The event that led to the new policy is a familiar one, though it contains an additional wrinkle. According to Boise Weekly, Pocatello High School basketball coach Laraine Cook was fired last year because of a social media photo that featured her boyfriend touching her bikini-clad chest. Her boyfriend, who just so happens to be the Pocatello High football coach, got off with only a slap on the wrist. The fallout from the incident led to accusations against the Pocatello/Chubbuck School District of gender bias.
What's the Big Idea?
While many teachers already maintain a personal policy of staying away from their students online (and who can blame them?), the new policy contains language that controls not just who they interact with, but also what they say:
"[Teachers must refrain from] posting negative comments, criticism or confidential information about any student, parent or colleague, even in a general sense, that would allow individuals to figure out who is being discussed."
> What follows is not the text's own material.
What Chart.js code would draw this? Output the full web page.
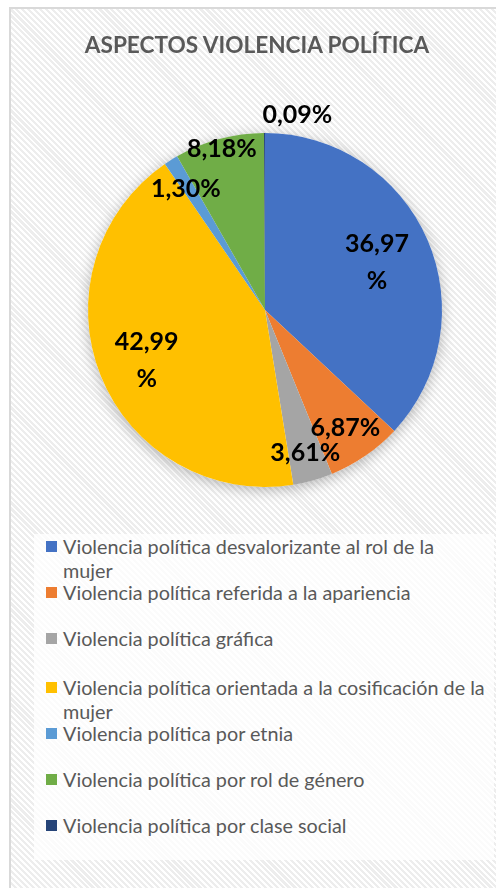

That final clause can be interpreted in one of two ways. It either exists as further protection for "students, parents, and colleagues" or it exists to restrict a teacher's ability to talk about his/her job. After all, you'd have to be pretty crafty in a city as small as Pocatello (fewer than 55,000 residents) to be able to speak in a way so that not a single soul would be able to identify players in the story. It's clear that the Pocatello/Chubbuck School District wants to avoid another incident like Cook's (or, just as likely, to avoid another PR nightmare after the way it handled the last one). But does this new policy end up putting teachers in a position where their jobs become a non-discussable powder keg? After all, it only takes one misplaced word or fuzzy misinterpretation to light a match.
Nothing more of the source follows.